Но несмотря ни на что, Украина представлялась разоренной и оголодавшей Центральной России неким краем обетованным, где много вкусной еды и можно выгодно обменять чудом сохранившиеся вещи на продукты. Например, В.А. Кривошеин вспоминал август 1919 г.: «Тетушка снабдила меня в дорогу деньгами, двумя тысячами керенок и зашила их для предосторожности в подтяжки. Керенки тогда ценились выше, чем советские деньги, и имели то преимущество, что ходили также в тех районах, которые были заняты Белыми частями…
Из разговоров мужичков (в вагоне. — Авт.) между собой выясняется, что они в большинстве из Орловской губернии (“ореловской”, как они говорят). Говорят, что там большой недостаток соли и она страшно дорого стоит, а на Украине в районе Сум и даже Кореневе соли много и она дешевле, вот они и едут за ней…
На площади довольно большой базар. Бойко идет торговля мясом, хлебом, овощами, разными продуктами. Вспоминаю недавний базар большевицкого периода, когда нельзя было купить куска хлеба и шла спекуляция всем за огромные деньги»
[113]
.
«Эй, жiнко, веселись, у Махна грошi завелись»
Однако более или менее сносная жизнь у населения под немецкой и гетманской властью устанавливалась в городах. На просторах сельской Украины шли совсем другие процессы. С 1918 года началась ожесточенная борьба крестьян с немецкими войсками, нещадно их грабившими. Немцы остро нуждались в продовольствии для голодающей к тому времени Германии, а крестьяне не хотели отдавать продукты за очень сомнительные бумажные деньги. Посему немцам приходилось силой забирать продовольствие, вызывая соответствующую реакцию украинских крестьян.
И в числе крестьянских лидеров как один из наиболее известных народных заступников оказался идейный анархист, до 1917 г. осужденный к бессрочной каторге за разбои и убийства, Нестор Иванович Махно, более известный как батька Махно. Он создал целую крестьянскую мини-республику с центром в родном селе Гуляйполе. Правда, денежными контрибуциями он и сам не брезговал — надо же ему было содержать своих хлопцев. Вот что он сам писал о своей деятельности по защите крестьян: «Как только мы оставили деревню Марфополь, туда прибыли войска. По вступлении в деревню они сразу же расстреляли старшего из хозяев той квартиры, где я с Марченко и Лютым сутки помещались.
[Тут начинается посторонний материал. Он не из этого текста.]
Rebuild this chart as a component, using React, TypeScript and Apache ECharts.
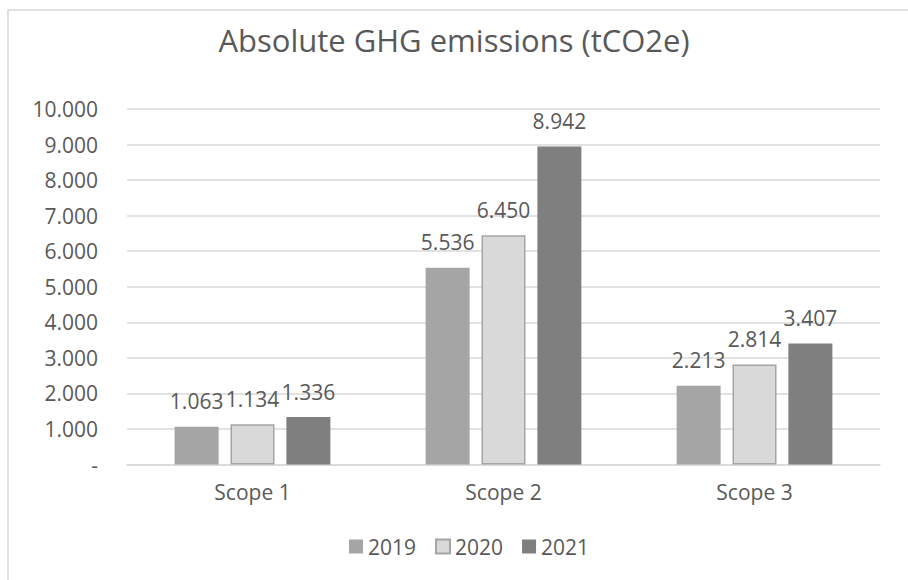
import React, { useEffect, useRef } from "react";
import * as echarts from "echarts";

const categories = ["Scope 1", "Scope 2", "Scope 3"];
const seriesNames = ["2019", "2020", "2021"];
const values2019 = [1063, 5536, 2213];
const values2020 = [1134, 6450, 2814];
const values2021 = [1336, 8942, 3407];
const yTicks = { min: 0, max: 10000, interval: 1000 };

const fmt = (v: number) => {
  if (v === 0) return "-";
  return String(Math.round(v)).replace(/\B(?=(\d{3})+(?!\d))/g, ".");
};

const FONT = "Open Sans";
const TXT = "#595959";
const FS = 21;

export default function App() {
  const ref = useRef<HTMLDivElement>(null);
  useEffect(() => {
    if (!ref.current) return;
    const chart = echarts.init(ref.current, undefined, { renderer: "svg" });
    const label = {
      show: true,
      position: "top",
      distance: 15,
      color: TXT,
      fontFamily: FONT,
      fontSize: FS,
      formatter: (p: any) => fmt(p.value),
    };
    chart.setOption({
      animation: false,
      backgroundColor: "#ffffff",
      textStyle: { fontFamily: FONT },
      title: {
        text: "Absolute GHG emissions (tCO2e)",
        left: "center",
        top: 19,
        textStyle: { fontFamily: FONT, fontSize: 31, fontWeight: "normal", color: TXT },
      },
      graphic: [
        {
          type: "rect",
          shape: { x: 8, y: 10, width: 930, height: 620 },
          style: { fill: "none", stroke: "#d9d9d9", lineWidth: 1.5 },
          silent: true,
        },
      ],
      legend: {
        data: seriesNames,
        bottom: 18,
        left: 344,
        icon: "rect",
        itemWidth: 14,
        itemHeight: 14,
        itemGap: 19,
        textStyle: { fontFamily: FONT, fontSize: FS, color: TXT },
      },
      grid: { left: 127, right: 28, top: 109, bottom: 115.5, containLabel: false },
      xAxis: {
        type: "category",
        data: categories,
        axisLine: { lineStyle: { color: "#d9d9d9", width: 1.5 } },
        axisTick: { show: false },
        axisLabel: { color: TXT, fontFamily: FONT, fontSize: FS, margin: 17 },
      },
      yAxis: {
        type: "value",
        min: yTicks.min,
        max: yTicks.max,
        interval: yTicks.interval,
        axisLine: { show: false },
        axisTick: { show: false },
        splitLine: { lineStyle: { color: "#d9d9d9", width: 1.5 } },
        axisLabel: { color: TXT, fontFamily: FONT, fontSize: FS, margin: 29, formatter: fmt },
      },
      series: [
        {
          name: seriesNames[0],
          type: "bar",
          data: values2019,
          barWidth: 44,
          barGap: "27%",
          itemStyle: { color: "#a5a5a5" },
          label,
        },
        {
          name: seriesNames[1],
          type: "bar",
          data: values2020,
          barWidth: 44,
          barGap: "27%",
          itemStyle: { color: "#d9d9d9", borderColor: "#a5a5a5", borderWidth: 1.5 },
          label,
        },
        {
          name: seriesNames[2],
          type: "bar",
          data: values2021,
          barWidth: 44,
          barGap: "27%",
          itemStyle: { color: "#7f7f7f" },
          label,
        },
      ],
    });
    return () => chart.dispose();
  }, []);
  return (
    <div
      ref={ref}
      style={{ position: "fixed", left: 0, top: 0, width: 908, height: 580 }}
    />
  );
}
Затем согнали сельский сход. Перепороли шомполами тех из крестьян, чья физиономия не нравилась озверевшим офицерам. Кое-кого из крестьян арестовали и отправили в Гуляйполе в штаб, где их пытали и истязали при допросах. И потом уже наложили на всю деревушку непосильную, в шестьдесят тысяч рублей наличными, контрибуцию, которую крестьяне в течение суток должны были собрать между собою и внести в их штаб в Гуляйполе.
Многие крестьянские семьи не в силах были внести требуемое с них палачами. Начались избиения прикладами, порка шомполами этих крестьян. Стоны избиваемых в этой деревне быстро долетали до нас: вести о событиях распространялись всюду по другим деревням и селам Гуляйпольского района. Но в этих стонах не чувствовалось отчаяния, и этого-то обстоятельства глупые палачи не понимали и не учитывали…
Между тем немецко-австрийские войска не спали. Они, узнав, где мы стоим, спешно окружали нас в этом районе. Об этом нам доносили крестьяне со всех сторон, и мы не могли не считаться с этим. В спешном порядке мы приняли по этому вопросу следующую резолюцию:
“В целях быстрого вооружения революционного крестьянства основной штаб повстанческого революционного движения и находящаяся при нем основная повстанческая вооруженная сила постановили от октября месяца 1918 года ввести в порядок действий всех наших отрядов правило, согласно которому каждый наш отряд, занимая тот или другой хутор собственников-землевладельцев, немецкую колонию или помещичье имение, должен в первую очередь созвать всех хозяев этих владений и, выяснив состояние их богатств, наложить на них денежную контрибуцию и объявить сбор оружия и патронов к нему. Все это должно производиться под непосредственным руководством командиров отрядов и под самой строжайшей революционной ответственностью их командиров.
При этом за каждую сданную собственниками-богатеями винтовку с пятьюдесятью патронами к ней отряды должны возвращать им три тысячи рублей из общей контрибуционной суммы.
Если хозяев, желающих сдать оружие, не находится, отряды должны производить у них самые тщательные обыски (опять-таки под руководством и за ответственностью, в смысле революционной чести, их командиров).
Если при обысках оружие не будет обнаружено, оставлять хозяев этих в покое, неприкосновенными. В противном же случае каждого, у кого будет обнаружено оружие, расстреливать.
Лошади, необходимые для подвод и всадников организуемой нами революционной повстанческой силы, берутся у упомянутых хозяев по принципу: у кого их свыше 4–5 — одна-две лошади берутся безвозмездно. У кого от двух до четырех — одна-две берутся взамен другой, худшей лошади.